I think sometimes human words are irrelevant, especially when it comes to the beauty of nature. Marty and I often talk about life and what it will hold for us in the future. Being people who speak multiple languages, albeit mine aren't great, we think and dream about what to do as we have a great thing called choice now.
We love that the world is so "easy" to travel around, and that there are so many options open to us. But, there is always a but, we never know what to do, we are, as the saying goes "spoilt for choice".
Almost all of my students and most everyone I meet in Poland will ask "Why are you here? You could be in Australia in the sun!", I laugh and tell them, "I actually like Poland! Its seasons, its people, and its food." They all think I am "A crazy Australian!" and shake their collective heads. When my family came here for my recent wedding my father repeated ad nauseum that "Poland is nice, but how can you live in such cold conditions, the weather is horrid", he would remind me every time I saw him. His other favourite saying was "I feel like a Christmas turkey in all these layers of clothes".
However, if we are ever to leave Poland, I think one of the things I would miss most of all is indeed the weather. It would be very hard to leave the snow behind. I know it is cold, wet, numbing, almost painful and hence horrid when you are waiting for a tram, or walking somewhere before the paths have been cleaned. That is something Polish people (and me at times) forget, that the paths are labouriously cleaned by the amazing people of the city of Warsaw. I still wonder how they survive out there for hours at a time cleaning snow from footpaths, roads, and transport stops. Sometimes feeling, like it is as my father-in-law said to me at Christmas, after I had done my shovelling duty for an hour and a half, "impossible to beat the weather. Winter always wins".

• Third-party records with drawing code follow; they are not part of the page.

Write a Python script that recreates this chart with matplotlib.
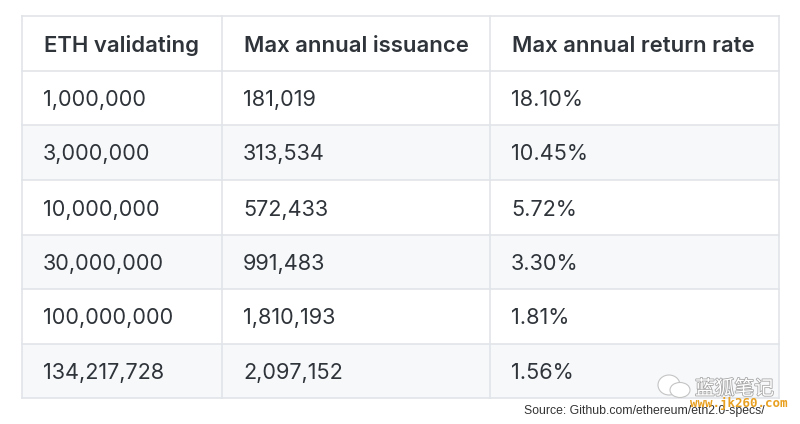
import matplotlib
matplotlib.use('Agg')
import matplotlib.pyplot as plt
import matplotlib.patheffects as pe
from matplotlib.patches import Ellipse, Rectangle

headers = ['ETH validating', 'Max annual issuance', 'Max annual return rate']
eth_validating = ['1,000,000', '3,000,000', '10,000,000', '30,000,000', '100,000,000', '134,217,728']
max_issuance = ['181,019', '313,534', '572,433', '991,483', '1,810,193', '2,097,152']
max_return = ['18.10%', '10.45%', '5.72%', '3.30%', '1.81%', '1.56%']
source = 'Source: Github.com/ethereum/eth2.0-specs/'

col_edges = [22, 222, 490, 779]
row_edges = [16, 71, 125, 180, 235, 289, 344, 398]
line_col = '#e1e4e8'
text_col = '#2f343a'

plt.rcParams['font.family'] = ['Inter', 'DejaVu Sans']

fig = plt.figure(figsize=(8, 4.24), dpi=100)
ax = fig.add_axes([0, 0, 1, 1])
ax.set_xlim(0, 800)
ax.set_ylim(424, 0)
ax.axis('off')

# striped rows
for i in range(len(eth_validating)):
    if i % 2 == 1:
        ax.add_patch(Rectangle((col_edges[0], row_edges[i + 1]), col_edges[-1] - col_edges[0],
                               row_edges[i + 2] - row_edges[i + 1], color='#f6f8fa', lw=0, zorder=0))

# grid
for y in row_edges:
    ax.plot([col_edges[0], col_edges[-1]], [y, y], color=line_col, lw=1.2, zorder=1)
for x in col_edges:
    ax.plot([x, x], [row_edges[0], row_edges[-1]], color=line_col, lw=1.2, zorder=1)

# header and body
for j, h in enumerate(headers):
    ax.text(col_edges[j] + 22, (row_edges[0] + row_edges[1]) / 2 + 2, h, fontsize=15.9,
            fontweight='semibold', color=text_col, va='center', ha='left')
for i in range(len(eth_validating)):
    yc = (row_edges[i + 1] + row_edges[i + 2]) / 2 + 2
    row = [eth_validating[i], max_issuance[i], max_return[i]]
    for j, s in enumerate(row):
        ax.text(col_edges[j] + 21, yc, s, fontsize=15.6, color=text_col, va='center', ha='left')

ax.text(524, 411, source, fontsize=8.8, color='#333333', family='Liberation Sans', va='center', ha='left')

# watermark
halo = [pe.withStroke(linewidth=1.2, foreground='#a8a8a8')]
ax.add_patch(Ellipse((669, 385), 22, 20, fc='white', ec='#c4c4c4', lw=0.8, zorder=3))
ax.add_patch(Ellipse((680, 390), 20, 15, fc='white', ec='#c4c4c4', lw=0.8, zorder=3))
ax.text(695, 389, '蓝狐笔记', fontsize=14.2, color='white', family=['Noto Sans CJK SC', 'DejaVu Sans'],
        va='center', ha='left', path_effects=halo, zorder=4)
ax.text(690, 404, 'www.jk260.com', fontsize=9, color='#e8a020', fontweight='bold',
        family='DejaVu Sans Mono', va='center', ha='left', zorder=5)

fig.savefig('out.png', dpi=100)
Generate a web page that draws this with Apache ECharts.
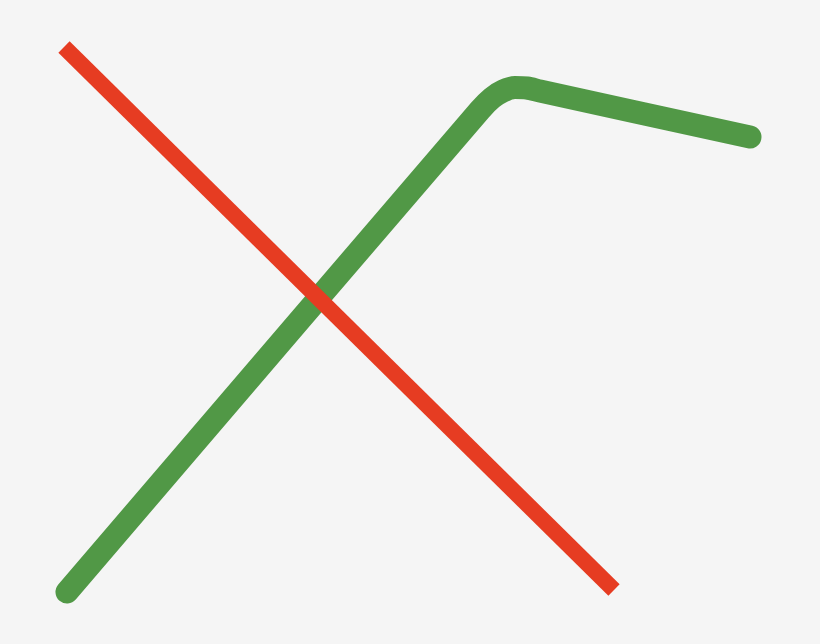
<!DOCTYPE html>
<html>
<head>
<meta charset="utf-8">
<script src="https://cdn.jsdelivr.net/npm/echarts@6/dist/echarts.min.js"></script>
<style>
html,body{margin:0;padding:0;background:#f5f5f5;}
#chart{width:820px;height:644px;}
</style>
</head>
<body>
<div id="chart"></div>
<script>
// Values (x to the right, y downward)
var redX = [64, 614];
var redY = [47, 590];
var greenX = [67, 480, 492, 503, 515, 527, 540, 750];
var greenY = [592, 110, 98, 91, 87.5, 88, 91, 137];

var chart = echarts.init(document.getElementById('chart'), null, {renderer: 'canvas'});
function pairs(xs, ys) { return xs.map(function (x, i) { return [x, ys[i]]; }); }
chart.setOption({
  backgroundColor: '#f5f5f5',
  animation: false,
  grid: {left: 0, right: 0, top: 0, bottom: 0},
  xAxis: {type: 'value', min: 0, max: 820, show: false},
  yAxis: {type: 'value', min: 0, max: 644, inverse: true, show: false},
  series: [
    {
      type: 'line',
      data: pairs(greenX, greenY),
      smooth: 0.3,
      symbol: 'none',
      lineStyle: {color: '#519846', width: 23, cap: 'round', join: 'round'}
    },
    {
      type: 'line',
      data: pairs(redX, redY),
      symbol: 'none',
      lineStyle: {color: '#e63c22', width: 16, cap: 'butt'}
    }
  ]
});
</script>
</body>
</html>
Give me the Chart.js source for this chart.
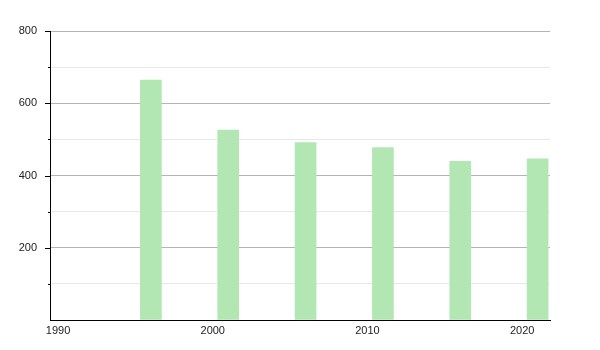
<!DOCTYPE html>
<html>
<head>
<meta charset="utf-8">
<script src="https://cdn.jsdelivr.net/npm/chart.js@4"></script>
<style>
  html, body { margin: 0; padding: 0; background: #fff; }
  #wrap { width: 600px; height: 350px; }
</style>
</head>
<body>
<div id="wrap"><canvas id="chart"></canvas></div>
<script>
// Данные
const years = [1996, 2001, 2006, 2011, 2016, 2021];
const values = [664, 526, 491, 477, 439, 446];
const xTickLabels = [1990, 2000, 2010, 2020];
const yTickLabels = [200, 400, 600, 800];

// маленькие и большие засечки на оси Y
const tickMarks = {
    id: 'tickMarks',
    afterDraw(chart) {
        const ctx = chart.ctx;
        const y = chart.scales.y;
        ctx.save();
        ctx.strokeStyle = '#000';
        ctx.lineWidth = 1;
        y.ticks.forEach(function(t) {
            if (t.value === 0) return;
            const py = Math.round(y.getPixelForValue(t.value)) + 0.5;
            const len = t.value % 200 === 0 ? 5 : 2;
            ctx.beginPath();
            ctx.moveTo(y.right - len, py);
            ctx.lineTo(y.right, py);
            ctx.stroke();
        });
        ctx.restore();
    }
};

Chart.defaults.font.family = '"Liberation Sans", Arial, sans-serif';
Chart.defaults.font.size = 11;
Chart.defaults.color = '#222';

new Chart(document.getElementById('chart').getContext('2d'), {
    type: 'bar',
    data: {
        datasets: [{
            data: years.map(function(y, i) { return { x: y, y: values[i] }; }),
            backgroundColor: '#b2e6b2',
            barThickness: 21
        }]
    },
    options: {
        responsive: true,
        maintainAspectRatio: false,
        animation: false,
        layout: { padding: { top: 31, right: 50, left: 0, bottom: 0 } },
        plugins: { legend: { display: false }, tooltip: { enabled: false } },
        scales: {
            x: {
                type: 'linear',
                offset: false,
                min: 1989.48,
                max: 2021.8,
                afterBuildTicks: function(scale) {
                    scale.ticks = xTickLabels.map(function(v) { return { value: v }; });
                },
                afterFit: function(scale) { scale.height = 30; },
                grid: { display: false, drawTicks: false },
                border: { display: true, color: '#000', width: 1 },
                ticks: {
                    padding: 4,
                    maxRotation: 0,
                    autoSkip: false,
                    callback: function(v) { return String(v); }
                }
            },
            y: {
                min: 0,
                max: 800,
                afterFit: function(scale) { scale.width = 50; },
                grid: {
                    drawTicks: false,
                    color: function(c) {
                        return c.tick.value % 200 === 0 ? '#b4b4b4' : '#e8e8e8';
                    }
                },
                border: { display: true, color: '#000', width: 1 },
                ticks: {
                    stepSize: 100,
                    padding: 13,
                    callback: function(v) {
                        return yTickLabels.indexOf(v) >= 0 ? String(v) : '';
                    }
                }
            }
        }
    },
    plugins: [tickMarks]
});
</script>
</body>
</html>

That said to me, the winter is gorgeous, the air is crystalline, it is almost tasty because it is so clean. I love it when you get a little whiff of someone's wood fire burning as you stroll about town or in Sokolka when I am out with the camera. I am still a huge kiddy at heart and get great pleasure out of seeing my own breath emanate from my mouth, I make snow balls while I wait for the tram. I love the cracking of ice underneath a layer of snow when we have had a little thaw. I also love not having a car so I can look at the ice formations on windscreens, as I trot through the snow to work, with a sense of wonder and enjoyment rather than thinking about having to scrape it off myself as in England, when I would curse frost for putting me a whole massive 5 minutes behind schedule. Something that really, in the grand scheme of things, is irrelevant, but at the time when you have numb fingers and 6 windows to clear seems like some sort of world-stopping event.

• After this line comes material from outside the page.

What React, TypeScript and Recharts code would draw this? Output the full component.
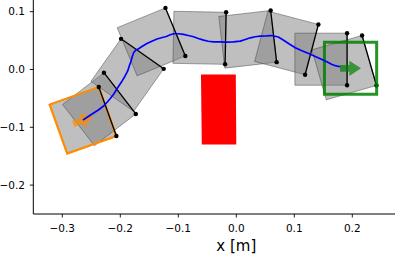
import { ComposedChart, Scatter, XAxis, YAxis } from 'recharts'

// object poses along the push (centre x, centre y in m, heading in degrees)
const boxX = [-0.2643, -0.2364, -0.1879, -0.1466, -0.0634, 0.0197, 0.0866, 0.146, 0.186]
const boxY = [-0.0879, -0.0687, -0.0097, 0.0478, 0.0548, 0.0522, 0.0459, 0.0178, 0.0032]
const boxHeading = [19.7, 37.6, 54.8, 22.4, -1.1, 6.6, -14.8, 0, 16]
const BOX_SIDE = 0.09

// trajectory of the object centre
const pathX = [
  -0.2643, -0.2552, -0.246, -0.2379, -0.2288, -0.2224, -0.2172, -0.2112, -0.2057, -0.2009, -0.1971,
  -0.1922, -0.1874, -0.1845, -0.1816, -0.1793, -0.1771, -0.1733, -0.1684, -0.1621, -0.154, -0.1466,
  -0.1367, -0.1276, -0.1207, -0.1138, -0.1081, -0.1, -0.0909, -0.0828, -0.0736, -0.0655, -0.0564,
  -0.0483, -0.0391, -0.0276, -0.016, -0.0052, 0.0069, 0.0155, 0.0241, 0.0328, 0.0414, 0.0517, 0.0616,
  0.0724, 0.0816, 0.0914, 0.1017, 0.1121, 0.1247, 0.1362, 0.1478, 0.1569, 0.165, 0.1724, 0.1793,
]
const pathY = [
  -0.0874, -0.0813, -0.0753, -0.0701, -0.0631, -0.0562, -0.0502, -0.0424, -0.0334, -0.026, -0.0202,
  -0.0121, -0.0029, 0.0061, 0.0144, 0.0225, 0.0289, 0.0337, 0.0358, 0.0401, 0.045, 0.0484, 0.0528,
  0.0554, 0.0571, 0.06, 0.0618, 0.0618, 0.0606, 0.0588, 0.0566, 0.0536, 0.0507, 0.0488, 0.0479,
  0.0476, 0.0472, 0.0479, 0.049, 0.0519, 0.0548, 0.0566, 0.0576, 0.058, 0.0588, 0.0562, 0.0507,
  0.0441, 0.0375, 0.0329, 0.0277, 0.0225, 0.0173, 0.013, 0.0087, 0.0061, 0.0047,
]

// goal pose
const goalX = 0.197
const goalY = 0.002
const goalHeading = 0
const ARROW_LEN = 0.036

// obstacle corners
const obstacleX = [-0.0609, -0.0009, 0.0, -0.0595]
const obstacleY = [-0.0087, -0.0087, -0.1298, -0.1298]

const xTicks = [-0.3, -0.2, -0.1, 0, 0.1, 0.2]
const yTicks = [-0.2, -0.1, 0, 0.1]

type Pt = { x: number; y: number }

const FONT = "'DejaVu Sans', sans-serif"

function squareCorners(cx: number, cy: number, deg: number): Pt[] {
  const t = (deg * Math.PI) / 180
  const h = BOX_SIDE / 2
  const ux = Math.cos(t) * h
  const uy = Math.sin(t) * h
  const vx = -Math.sin(t) * h
  const vy = Math.cos(t) * h
  return [
    { x: cx + ux + vx, y: cy + uy + vy },
    { x: cx + ux - vx, y: cy + uy - vy },
    { x: cx - ux - vx, y: cy - uy - vy },
    { x: cx - ux + vx, y: cy - uy + vy },
  ]
}

function arrowEnds(cx: number, cy: number, deg: number): Pt[] {
  const t = (deg * Math.PI) / 180
  const dx = (Math.cos(t) * ARROW_LEN) / 2
  const dy = (Math.sin(t) * ARROW_LEN) / 2
  return [
    { x: cx - dx, y: cy - dy },
    { x: cx + dx, y: cy + dy },
  ]
}

const toPath = (pts: Pt[], close: boolean) =>
  pts.map((p, i) => `${i ? 'L' : 'M'}${p.x},${p.y}`).join('') + (close ? 'Z' : '')

const polygon = (style: React.SVGProps<SVGPathElement>) => (props: any) => (
  <path d={toPath(props.points, true)} {...style} />
)

const polyline = (style: React.SVGProps<SVGPathElement>) => (props: any) => (
  <path d={toPath(props.points, false)} fill="none" {...style} />
)

// arrow drawn from tail to tip in pixel space
const arrow = (color: string, opacity: number) => (props: any) => {
  const [a, b] = props.points as Pt[]
  const len = Math.hypot(b.x - a.x, b.y - a.y)
  const dx = (b.x - a.x) / len
  const dy = (b.y - a.y) / len
  const nx = -dy
  const ny = dx
  const w = 3.3
  const hw = 7.6
  const hl = 11.7
  const bx = b.x - dx * hl
  const by = b.y - dy * hl
  const pts = [
    { x: a.x + nx * w, y: a.y + ny * w },
    { x: bx + nx * w, y: by + ny * w },
    { x: bx + nx * hw, y: by + ny * hw },
    b,
    { x: bx - nx * hw, y: by - ny * hw },
    { x: bx - nx * w, y: by - ny * w },
    { x: a.x - nx * w, y: a.y - ny * w },
  ]
  return <path d={toPath(pts, true)} fill={color} fillOpacity={opacity} stroke="none" />
}

const noShape = () => <g />
const blackDot = (props: any) => <circle cx={props.cx} cy={props.cy} r={2.2} fill="#000" />

const fmt = (v: number) => (v < 0 ? '\u2212' : '') + Math.abs(v).toFixed(1)

export default function App() {
  const boxes = boxX.map((x, i) => squareCorners(x, boxY[i], boxHeading[i]))
  const path = pathX.map((x, i) => ({ x, y: pathY[i] }))
  const goal = squareCorners(goalX, goalY, goalHeading)
  const obstacle = obstacleX.map((x, i) => ({ x, y: obstacleY[i] }))

  return (
    <div
      style={{
        position: 'absolute',
        left: 0,
        top: 0,
        width: 395,
        height: 264,
        overflow: 'hidden',
        background: '#fff',
      }}
    >
      <ComposedChart width={440} height={264} margin={{ top: 0, right: 0.7, bottom: 0, left: 0 }}>
        <XAxis
          type="number"
          dataKey="x"
          domain={[-0.35, 0.35]}
          ticks={xTicks}
          allowDataOverflow
          tickFormatter={fmt}
          height={50}
          tickSize={3.5}
          tickMargin={6.9}
          axisLine={{ stroke: '#000', strokeWidth: 1 }}
          tickLine={{ stroke: '#000', strokeWidth: 0.9 }}
          tick={{ fontSize: 10.5, fill: '#000', fontFamily: FONT }}
          label={{ value: 'x [m]', position: 'insideBottom', offset: 13, fontSize: 15, fill: '#000', fontFamily: FONT }}
        />
        <YAxis
          type="number"
          dataKey="y"
          domain={[-0.25, 0.1202]}
          ticks={yTicks}
          allowDataOverflow
          tickFormatter={fmt}
          width={33.3}
          tickSize={3.5}
          tickMargin={4.8}
          axisLine={{ stroke: '#000', strokeWidth: 1 }}
          tickLine={{ stroke: '#000', strokeWidth: 0.9 }}
          tick={{ fontSize: 10.5, fill: '#000', fontFamily: FONT }}
        />
        <Scatter
          data={obstacle}
          line={polygon({ fill: '#ff0000', stroke: 'none' })}
          shape={noShape}
          isAnimationActive={false}
        />
        {boxes.map((c, i) => (
          <Scatter
            key={`box-${i}`}
            data={c}
            line={polygon({
              fill: '#808080',
              fillOpacity: 0.5,
              stroke: '#404040',
              strokeOpacity: 0.6,
              strokeWidth: 0.8,
            })}
            shape={noShape}
            isAnimationActive={false}
          />
        ))}
        <Scatter
          data={boxes[0]}
          line={polygon({ fill: 'none', stroke: '#ff8c00', strokeWidth: 2.2, strokeLinejoin: 'miter' })}
          shape={noShape}
          isAnimationActive={false}
        />
        {boxes.map((c, i) => (
          <Scatter
            key={`edge-${i}`}
            data={c.slice(0, 2)}
            line={polyline({ stroke: '#000', strokeWidth: 1.3 })}
            shape={blackDot}
            isAnimationActive={false}
          />
        ))}
        <Scatter
          data={goal}
          line={polygon({ fill: 'none', stroke: '#008000', strokeOpacity: 0.85, strokeWidth: 3, strokeLinejoin: 'miter' })}
          shape={noShape}
          isAnimationActive={false}
        />
        <Scatter
          data={arrowEnds(boxX[0], boxY[0], boxHeading[0])}
          line={arrow('#ff8c00', 0.7)}
          shape={noShape}
          isAnimationActive={false}
        />
        <Scatter
          data={arrowEnds(goalX, goalY, goalHeading)}
          line={arrow('#008000', 0.7)}
          shape={noShape}
          isAnimationActive={false}
        />
        <Scatter
          data={path}
          line={polyline({ stroke: '#0000ff', strokeWidth: 1.7, strokeLinejoin: 'round' })}
          shape={noShape}
          isAnimationActive={false}
        />
      </ComposedChart>
    </div>
  )
}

So this post is a tribute to Winter, my frigid cold mistress. She loves me in her own way, she loves to envelop me in her tentacle-like arms when I am up early in the morning going to the far side of the city. She loves to tickle me under the chin, if I forget to do my scarf up high enough and she will hold my hand till it turns blue, if I forget my gloves. But, I know why. She does this so that I don't forget her and take her for granted. So that I appreciate her for what she is. Lady Winter, my mistress of the start and end of each year, is the one that prepares me for the explosion of Lady Spring who makes my eyes water with her pollens. She gives me a contrasting comparison for the sweaty Miss Summer who will make me sweat and laugh at me for having to wear jeans or long pants (trousers for you UK based people) to work. She is also the result of Granny Autumn who teases my eyes with colour and her bountiful natural foods.

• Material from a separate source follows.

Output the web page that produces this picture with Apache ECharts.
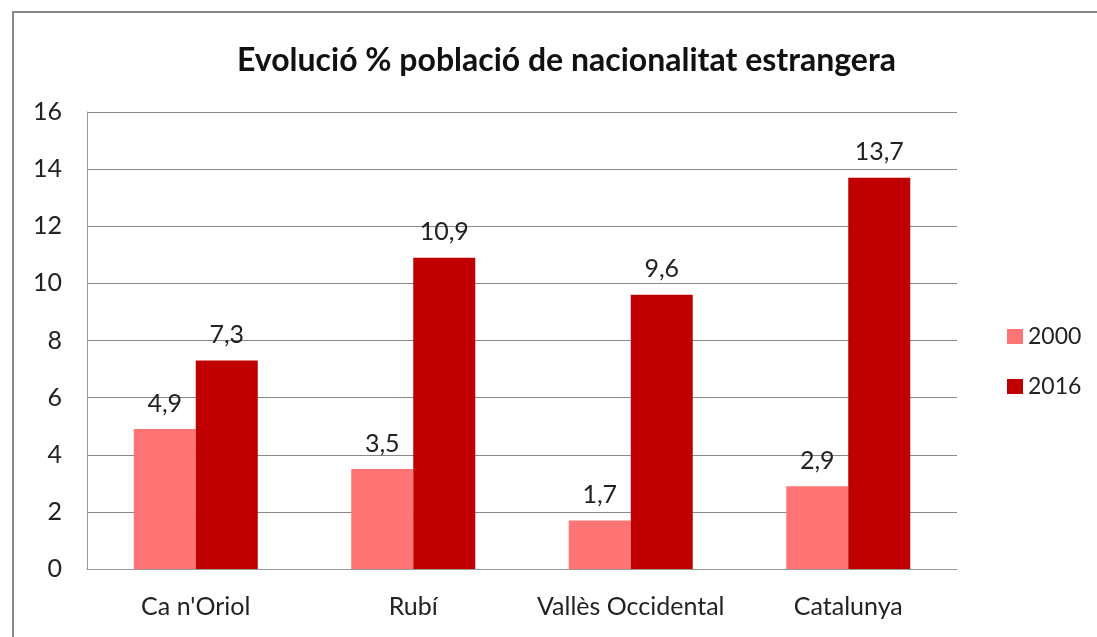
<!DOCTYPE html>
<html><head><meta charset="utf-8">
<script src="https://cdn.jsdelivr.net/npm/echarts@6/dist/echarts.min.js"></script>
<style>html,body{margin:0;padding:0;background:#fff}#c{width:1097px;height:637px}</style>
</head><body><div id="c"></div>
<script>
const categories = ["Ca n'Oriol", "Rubí", "Vallès Occidental", "Catalunya"];
const values2000 = [4.9, 3.5, 1.7, 2.9];
const values2016 = [7.3, 10.9, 9.6, 13.7];
const seriesNames = ["2000", "2016"];
const yTicks = { min: 0, max: 16, interval: 2 };

const FONT = "Lato, 'Open Sans', sans-serif";
const chart = echarts.init(document.getElementById('c'), null, {renderer: 'canvas'});
const fmt = v => String(v).replace('.', ',');
const label = {show: true, position: 'top', distance: 13, color: '#222', fontSize: 25, fontFamily: FONT, formatter: p => fmt(p.value)};
chart.setOption({
  animation: false,
  backgroundColor: '#fff',
  title: {text: 'Evolució % població de nacionalitat estrangera', left: 232, top: 40,
    textStyle: {fontSize: 32, fontWeight: 'bold', color: '#111', fontFamily: FONT}},
  graphic: [{type: 'rect', shape: {x: 13, y: 12, width: 1200, height: 700}, style: {fill: 'none', stroke: '#888', lineWidth: 2}, silent: true}],
  legend: {orient: 'vertical', left: 1002, top: 320, itemGap: 27, itemWidth: 16, itemHeight: 15, icon: 'rect',
    textStyle: {fontSize: 23, color: '#222', fontFamily: FONT}, data: seriesNames},
  grid: {left: 87, top: 112, right: 140, bottom: 68, containLabel: false},
  xAxis: {type: 'category', data: categories,
    axisLine: {lineStyle: {color: '#999'}}, axisTick: {show: false},
    axisLabel: {interval: 0, hideOverlap: false, fontSize: 25, color: '#222', margin: 25, fontFamily: FONT}},
  yAxis: {type: 'value', min: yTicks.min, max: yTicks.max, interval: yTicks.interval,
    axisLine: {show: true, lineStyle: {color: '#999'}}, axisTick: {show: false},
    splitLine: {lineStyle: {color: '#888', width: 1}},
    axisLabel: {fontSize: 25, color: '#222', margin: 25, fontFamily: FONT}},
  series: [
    {name: seriesNames[0], type: 'bar', data: values2000, itemStyle: {color: '#FF7575'}, barWidth: 62, barGap: '0%', label: label},
    {name: seriesNames[1], type: 'bar', data: values2016, itemStyle: {color: '#C00000'}, barWidth: 62, barGap: '0%', label: label}
  ]
});
</script></body></html>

The sky in Winter when clear is freezing, but stunning. I'll trade numb fingers for this easily!
I love how we many people leave the apples on the tree through winter, some say it is because they are a great fertilizer when they fall in spring others know it is just about being lazy.
Mistletoe, the predator of the North East.
Mistletoe up close.
Without electricity, many would be in dire trouble come winter.
Contrasts are what winter is all about.
I am "hooked" on winter. Sorry, horrible pun.
A little sun and we get some thaw.
A little thaw can quickly turn into a river.
Crisp and clean snow melt.
Birch and the lichen that are common here.
The home grove.
Country cats love climbing trees, they only need firemen to save them in the city.
It is hard to see, but the tree is actually sweating!
Clear skies and cat tracks.
Little house on the praire, or at least in the snow.
The crispness of sun and snow is fabulous, but can be a challenge to photograph with so much brighness.
After running around outside for so long I had to come in for a coffee and to sit by the fire. I just admired it from the window for the rest of the day, I might love the colour, the crisp, the clairity, the pristine nature of snow and ice. But, at the end of it all, I still like being warm.